The Success Paradox in SaaS: How Early Enterprise Wins Mask Revenue Scaling Barriers
Mark C. Ward
Founder of Revenue Arc | Growth Advisor, Value Creator and Transformation Architect in Technology, Software and Services | 25+ Years Deep
Introduction
I’ve noticed over the years that enterprise SaaS commercial teams often celebrate their early wins and customer champions without realising a particular kind of danger. Initial successes can create a false template for sales scalability. So I’ve written this paper to explore three revenue-critical challenges: how power user wins mask true sales cycle complexity, how high-touch commercial support creates unsustainable sales motions, and the impact on pipeline economics and revenue forecasting accuracy. Through examination of enterprise SaaS growth patterns, I’ll identify how early sales success patterns can paradoxically impede sustainable revenue scaling.?
The Power User Sales Illusion
Early enterprise SaaS sales typically centre around technically proficient champions who quickly grasp value propositions and drive internal adoption. These power users accelerate initial sales cycles, create compelling reference stories, and shape product roadmaps. Happy days. But. This creates false validation as these users overcome complexity that would stall typical buyers, create workarounds that mask product gaps, and their enthusiasm conceals actual sales barriers. Hidden scaling challenges emerge as sales playbooks remain incomplete, enablement requirements are underestimated, and deal complexity is minimised.
The High-Touch Commercial Support Trap
Early sales success often relies on intensive commercial support models that prove unsustainable during revenue scaling. Resource intensity manifests through direct access to senior sales engineers, rapid response to commercial requirements, and bespoke proof-of-concept processes. This creates expectation challenges where premium pre-sales support becomes the baseline, bespoke commercial terms are seen as standard, and sales cycle timelines reflect unrealistic attention levels. Scaling limitations become apparent as pre-sales costs grow linearly with pipeline, knowledge transfer becomes increasingly difficult, and commercial team burnout threatens win rates. Relationships between revenue teams strain, fracture even.?
Impact on Revenue Economics
The Success Paradox creates several commercial distortions. Customer Acquisition Cost becomes completely skewed through sales motions optimised for power users, value propositions aligned to advanced use cases, and over-investment in high-touch sales resources. Pipeline velocity calculations become unreliable when based on enthusiastic early adopters, neglecting typical buyer friction points and underestimating sales support costs at scale. Revenue forecasting suffers from a kind of extrapolation of non-representative deals, assuming consistent conversion patterns, and overlooking scaling friction points.

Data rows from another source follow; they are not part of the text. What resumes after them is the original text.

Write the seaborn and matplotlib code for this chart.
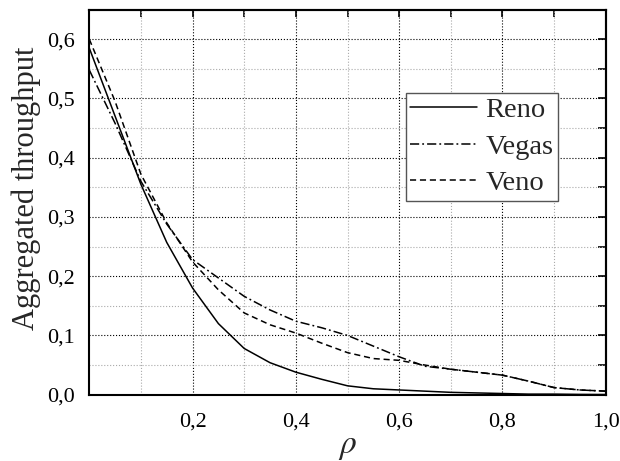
import numpy as np
import pandas as pd
import matplotlib
matplotlib.use('Agg')
import matplotlib.pyplot as plt
import seaborn as sns
from matplotlib.ticker import MultipleLocator, FixedLocator, FuncFormatter, NullFormatter

# --- data ---
rho = [0.00, 0.05, 0.10, 0.15, 0.20, 0.25, 0.30, 0.35, 0.40, 0.45, 0.50,
       0.55, 0.60, 0.65, 0.70, 0.75, 0.80, 0.85, 0.90, 0.95, 1.00]
reno = [0.585, 0.470, 0.355, 0.257, 0.180, 0.120, 0.078, 0.054, 0.038, 0.026, 0.015,
        0.010, 0.008, 0.006, 0.004, 0.003, 0.002, 0.001, 0.001, 0.0005, 0.0003]
vegas = [0.548, 0.458, 0.360, 0.288, 0.228, 0.197, 0.166, 0.143, 0.124, 0.113, 0.100,
         0.082, 0.064, 0.048, 0.043, 0.038, 0.033, 0.023, 0.012, 0.008, 0.006]
veno = [0.600, 0.495, 0.372, 0.290, 0.224, 0.177, 0.138, 0.118, 0.104, 0.087, 0.071,
        0.061, 0.058, 0.050, 0.043, 0.038, 0.033, 0.023, 0.012, 0.008, 0.006]
protocols = ['Reno', 'Vegas', 'Veno']

df = pd.DataFrame({
    'rho': rho * 3,
    'throughput': reno + vegas + veno,
    'protocol': np.repeat(protocols, len(rho)),
})

# --- style ---
sns.set_style('white')
plt.rcParams['font.family'] = ['Liberation Serif', 'DejaVu Serif']
plt.rcParams['mathtext.fontset'] = 'stix'

fig = plt.figure(figsize=(6.2, 4.61), dpi=100)
ax = fig.add_axes([0.144, 0.1438, 0.833, 0.8355])

sns.lineplot(data=df, x='rho', y='throughput', hue='protocol', style='protocol',
             palette={p: 'black' for p in protocols},
             dashes={'Reno': '', 'Vegas': (6, 2, 1.2, 2), 'Veno': (4, 2.5)},
             linewidth=1.1, ax=ax)

ax.set_xlim(0, 1.0)
ax.set_ylim(0, 0.65)

comma = FuncFormatter(lambda v, p: f'{v:.1f}'.replace('.', ','))
ax.xaxis.set_major_locator(FixedLocator([0.2, 0.4, 0.6, 0.8, 1.0]))
ax.xaxis.set_minor_locator(FixedLocator([0.1, 0.3, 0.5, 0.7, 0.9]))
ax.yaxis.set_major_locator(MultipleLocator(0.1))
ax.yaxis.set_minor_locator(FixedLocator([0.05, 0.15, 0.25, 0.35, 0.45, 0.55]))
ax.xaxis.set_major_formatter(comma)
ax.yaxis.set_major_formatter(comma)

ax.grid(which='major', color='black', linestyle=':', linewidth=0.8)
ax.grid(which='minor', color='#aaaaaa', linestyle=':', linewidth=0.8)

ax.tick_params(which='major', direction='out', length=8, width=1.2, labelsize=16,
               top=False, right=False, colors='black')
ax.tick_params(which='minor', direction='out', length=4, width=1.2,
               top=False, right=False, colors='black')
ax.tick_params(axis='x', which='major', pad=5)
ax.tick_params(axis='y', which='major', pad=2.5)

for s in ax.spines.values():
    s.set_color('black')
    s.set_linewidth(1.5)

# inward ticks on top and right
secx = ax.secondary_xaxis('top')
secx.xaxis.set_major_locator(FixedLocator(np.round(np.arange(0.1, 1.01, 0.1), 2)))
secx.xaxis.set_major_formatter(NullFormatter())
secx.tick_params(direction='in', length=5, width=1.2, colors='black')
secx.spines['top'].set_linewidth(1.5)
secy = ax.secondary_yaxis('right')
secy.yaxis.set_major_locator(FixedLocator(np.round(np.arange(0.05, 0.651, 0.05), 2)))
secy.yaxis.set_major_formatter(NullFormatter())
secy.tick_params(direction='in', length=6, width=1.2, colors='black')
secy.spines['right'].set_linewidth(1.5)

ax.set_xlabel(r'$\rho$', fontsize=24, labelpad=0)
ax.set_ylabel('Aggregated throughput', fontsize=22)
ax.yaxis.set_label_coords(-0.094, 0.537)

handles, labels = ax.get_legend_handles_labels()
leg = ax.legend(handles, labels, loc='upper left', bbox_to_anchor=(0.613, 0.784),
                frameon=True, fancybox=False, edgecolor='#555555', framealpha=1,
                fontsize=20.5, handlelength=2.35, handletextpad=0.3,
                labelspacing=0.38, borderpad=0.15, borderaxespad=0)
leg.get_frame().set_linewidth(1.0)

fig.savefig('out.png', dpi=100)
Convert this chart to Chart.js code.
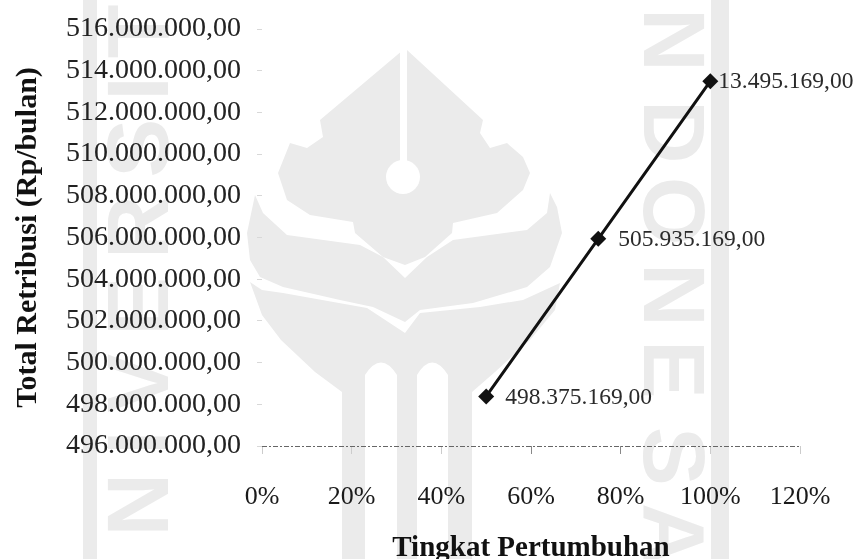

Recommended Actions for Revenue Leaders
Commercial organisations must adopt systematic approaches across deal qualification, sales support scalability, pipeline development, revenue modelling, sales structure, enablement programmes, and pipeline metrics. This requires implementing tiered pre-sales models early, building scalable sales motions proactively, and creating clear boundaries for bespoke commercial support.
Implementation Framework
Success requires a phased approach spanning assessment, strategy development, implementation, and optimisation over a 9 to 12-month period. The initial assessment phase focuses on auditing current sales patterns and pipeline metrics. Strategy development creates scalable commercial models and transition plans. Implementation rolls out new sales structures and systems. Optimisation refines based on measured revenue outcomes.
Conclusion
The Success Paradox represents a critical challenge for enterprise SaaS revenue teams navigating the path from early wins to scaled growth. By recognising how early successes can mask sales barriers and create unsustainable expectations, commercial organisations can proactively build frameworks that support both rapid sales velocity and sustainable revenue economics.
Success requires deliberate attention to balancing deal speed with scalability, building repeatable sales motions, creating realistic pipeline models, and implementing proper commercial measurement systems. Sales organisations that address these challenges early position themselves for sustainable revenue growth, whilst those that ignore them risk building fundamentally unscalable commercial models despite early success indicators.
The path forward requires careful attention to both the commercial and operational elements of scaling, with a focus on building sustainable revenue systems that can support broad market growth whilst maintaining the deal velocity that early power user wins enabled.